Talking about a problem often helps in its resolution; this is what many hope to achieve by discussing problems with a friend or loved one. Talk therapy shares this goal by attempting to address problems related to addiction through its objective and educational discussion. Below are the three types of talk therapy that can help addicts face the problem and cope with addiction treatment.
Cognitive therapy is largely responsible for changing methods of thinking and in the modification of thought processes that led to substance abuse and addiction. It helps addicts correct their reactions to certain stimuli, for example, their response to drug cravings. It also helps to provide addicts with a more positive outlook on life that will help them cope with the challenges of addiction and recovery.
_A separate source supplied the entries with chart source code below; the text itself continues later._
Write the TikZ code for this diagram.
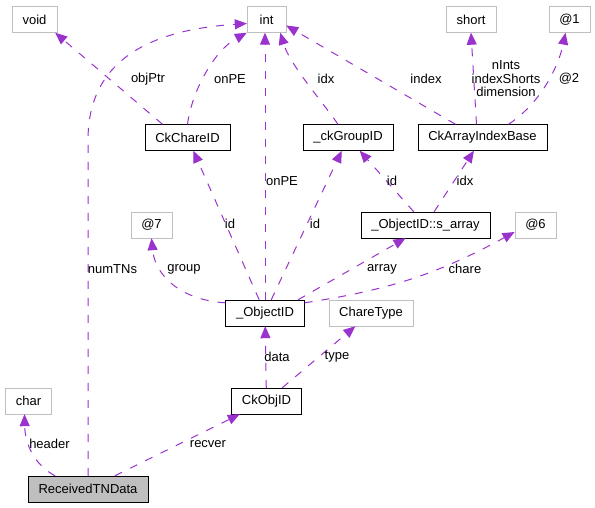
\documentclass[tikz,border=0pt]{standalone}
\usepackage{fontspec}
\setmainfont{Liberation Sans}
\usetikzlibrary{arrows.meta}

\definecolor{edgepurple}{HTML}{9A32CD}
\definecolor{boxgray}{HTML}{BFBFBF}

\begin{document}
\begin{tikzpicture}[x=1pt,y=1pt,
  font=\fontsize{13}{13.5}\selectfont,
  cls/.style={draw,minimum height=26pt,inner xsep=10.5pt,inner ysep=0pt},
  ext/.style={cls,draw=boxgray},
  main/.style={cls,fill=boxgray},
  use/.style={draw=edgepurple,line width=1pt,dash pattern=on 8pt off 9pt,
    -{Triangle[length=12pt,width=10pt]}},
  lbl/.style={inner sep=1pt}]
\useasboundingbox (0,0) rectangle (595,-507);
\node [ext] (void) at (34.5,-19.5) {void};
\node [ext,minimum width=39pt] (int) at (266.5,-19.5) {int};
\node [ext] (short) at (471,-19.5) {short};
\node [ext] (at1) at (569.5,-19.5) {@1};
\node [cls] (ckchare) at (187.5,-137.5) {CkChareID};
\node [cls] (group) at (348,-137.5) {\_ckGroupID};
\node [cls] (arr) at (482.5,-137.5) {CkArrayIndexBase};
\node [ext] (at7) at (151.5,-225) {@7};
\node [cls] (sarr) at (425.5,-225) {\_ObjectID::s\_array};
\node [ext] (at6) at (535.5,-225) {@6};
\node [cls] (obj) at (265,-313) {\_ObjectID};
\node [ext] (ctype) at (371,-313) {ChareType};
\node [ext] (char) at (28.5,-401) {char};
\node [cls] (ckobj) at (266.5,-401) {CkObjID};
\node [main] (recv) at (88,-489) {ReceivedTNData};
\coordinate (numbend) at (88,-140);
% uses
\draw [use] ([xshift=-25pt]ckchare.north) -- ([xshift=-2pt]void.south east);
\draw [use] (ckchare.north) .. controls (192,-90) and (215,-50) .. (int.south west);
\draw [use] (recv.north) -- (numbend) .. controls (88,-60) and (150,-30) .. ([yshift=-4pt]int.west);
\draw [use] (obj.north) -- (obj.north |- int.south);
\draw [use] ([xshift=-10pt]group.north) .. controls (325,-105) and (290,-65) .. ([xshift=-6pt]int.south east);
\draw [use] ([xshift=-27pt]arr.north) -- ([yshift=-6pt]int.east);
\draw [use] ([xshift=-6pt]arr.north) -- (short.south);
\draw [use] ([xshift=26pt]arr.north) .. controls (545,-100) and (560,-60) .. ([xshift=-4pt]at1.south);
\draw [use] (obj) -- (ckchare);
\draw [use] (obj) -- (group);
\draw [use] ([xshift=33pt]obj.north) -- ([xshift=-20pt]sarr.south);
\draw [use] ([yshift=-3pt]obj.north east) to[bend right=10] ([yshift=-7pt]at6.west);
\draw [use] ([yshift=-3pt]obj.north west) .. controls (180,-300) and (155,-275) .. (at7.south);
\draw [use] (sarr) -- (group);
\draw [use] (sarr) -- (arr);
\draw [use] (ckobj) -- (obj);
\draw [use] (ckobj) -- (ctype);
\draw [use] ([xshift=-33pt]recv.north) .. controls (35,-465) and (25,-445) .. ([xshift=-4pt]char.south);
\draw [use] (recv) -- (ckobj);
% labels
\node [lbl] (lobjptr) at (148,-79) {objPtr};
\node [lbl] (lonpe) at (230,-79) {onPE};
\node [lbl] (lnumtns) at (112.5,-269) {numTNs};
\node [lbl] (lonpe2) at (282,-181) {onPE};
\node [lbl] (lidx) at (326,-79) {idx};
\node [lbl] (lindex) at (426,-79) {index};
\node [lbl,align=center] (lshort) at (506,-79) {nInts\\indexShorts\\dimension};
\node [lbl] (lat2) at (569,-79) {@2};
\node [lbl] (lid) at (230,-224) {id};
\node [lbl] (lid2) at (315,-224) {id};
\node [lbl] (lid3) at (392,-181) {id};
\node [lbl] (lidx2) at (465,-181) {idx};
\node [lbl] (lgroup) at (184,-269) {group};
\node [lbl] (larray) at (382,-269) {array};
\node [lbl] (lchare) at (465,-269) {chare};
\node [lbl] (ldata) at (277,-357) {data};
\node [lbl] (ltype) at (337,-357) {type};
\node [lbl] (lheader) at (49.5,-444) {header};
\node [lbl] (lrecver) at (208,-444) {recver};
\end{tikzpicture}
\end{document}
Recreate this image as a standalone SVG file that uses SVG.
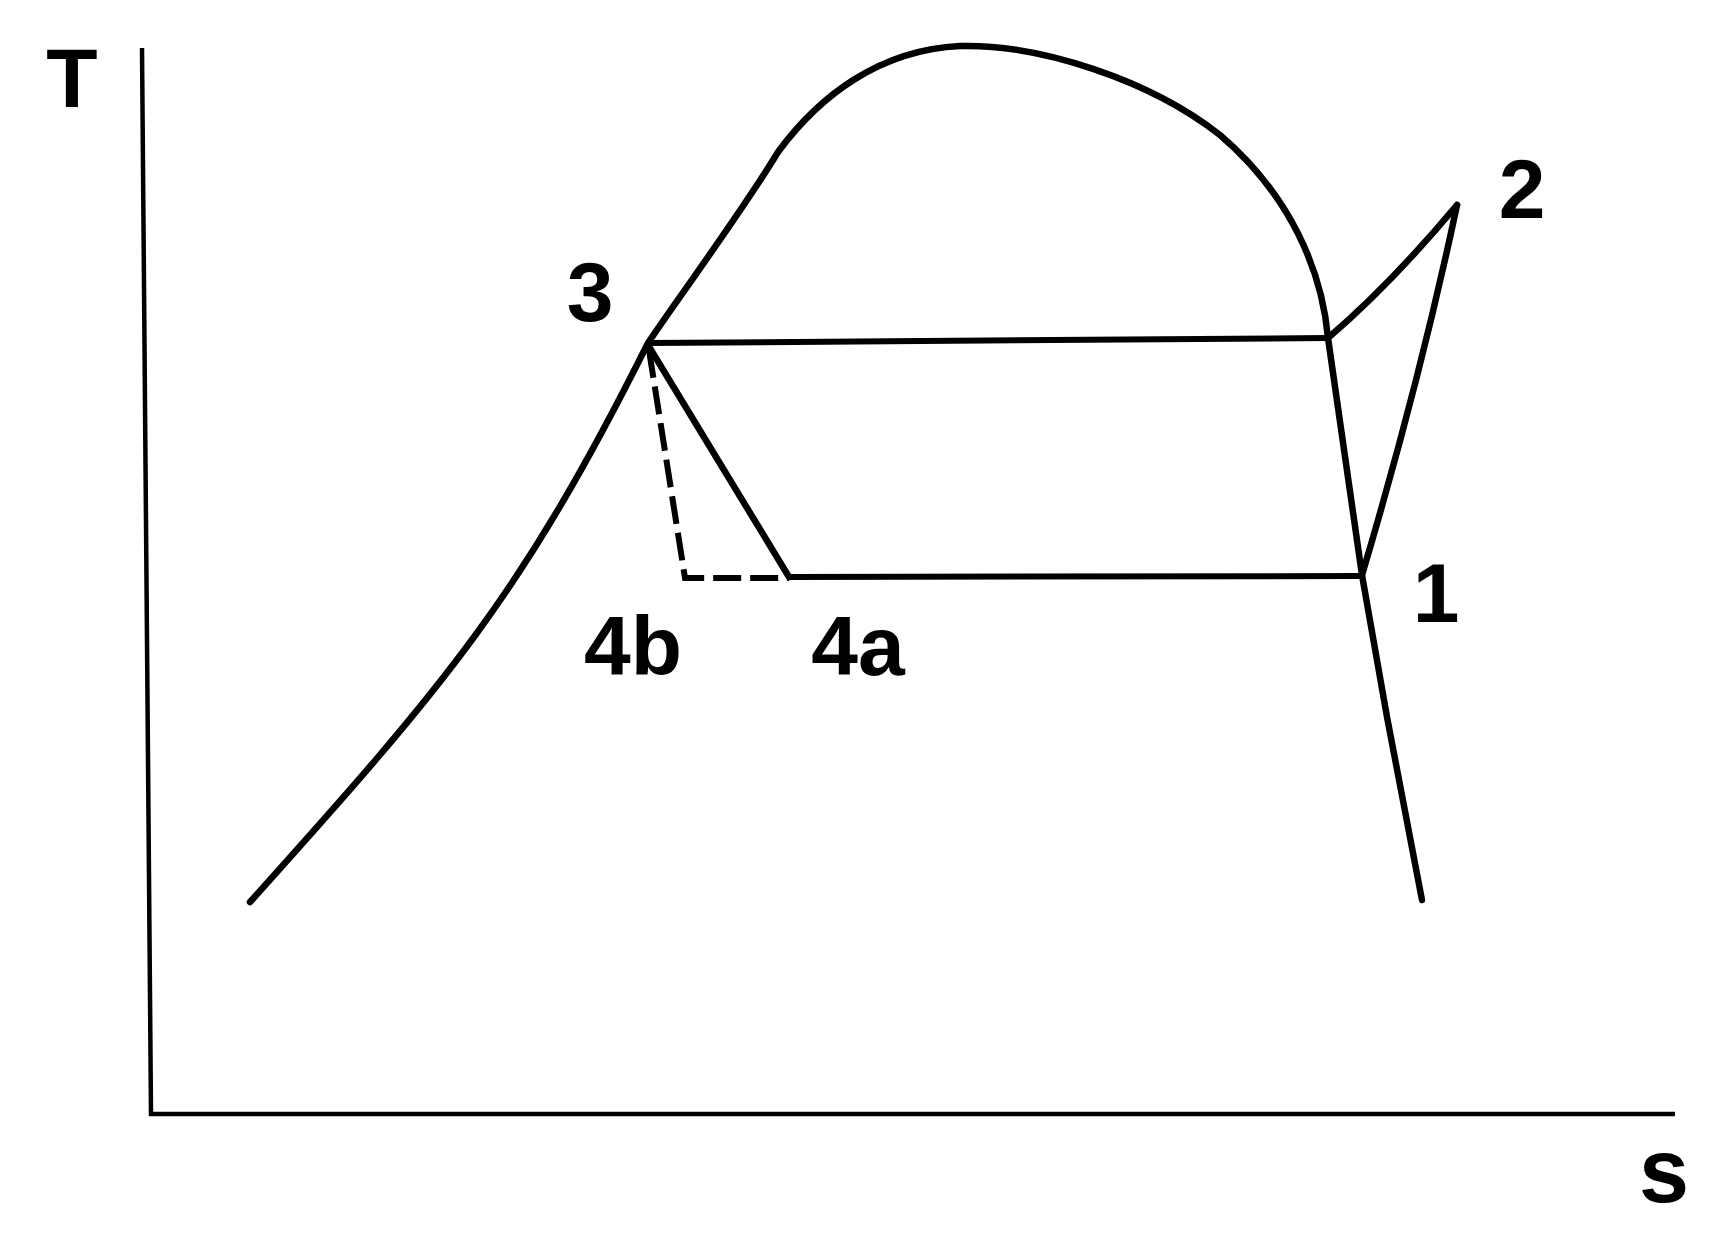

As the name implies, behavioral therapy is concerned with behavior modification and correction. As opposed to cognitive therapy, it modifies behavior by helping an individual develop new habits to replace the old. As is common knowledge, addiction is a dangerous, life-threatening habit; cognitive and behavioral therapy go hand in hand in helping addicts instigate a change from within that will help them change for the better. A strict behaviorist would likely see addiction as a negative behavior pattern that can be broken by re-acclimating the patient to new behavioral patterns. Conversely, a pure cognitive therapist might look at addiction as a problem stemming from underlying unresolved emotional issues and deficits in emotional coping skills. Both of these views have something valid to teach us about the nature of addiction as a disease, and that is why the most cutting edge treatment centers tend to prefer a merging of these two paradigms known as ‘cognitive-behavioral therapy’.
Interpersonal therapy is the quintessential form of talk therapy because it involves actual discussion and interaction with other people. It teaches one how to relate better with others and how to express one’s thoughts and emotions in an effort to uncover underlying conflicts and problems. Talking to other people will also help an addict gain a new perspective regarding his or her current situation and can provide insights on how to resolve the challenges along the way.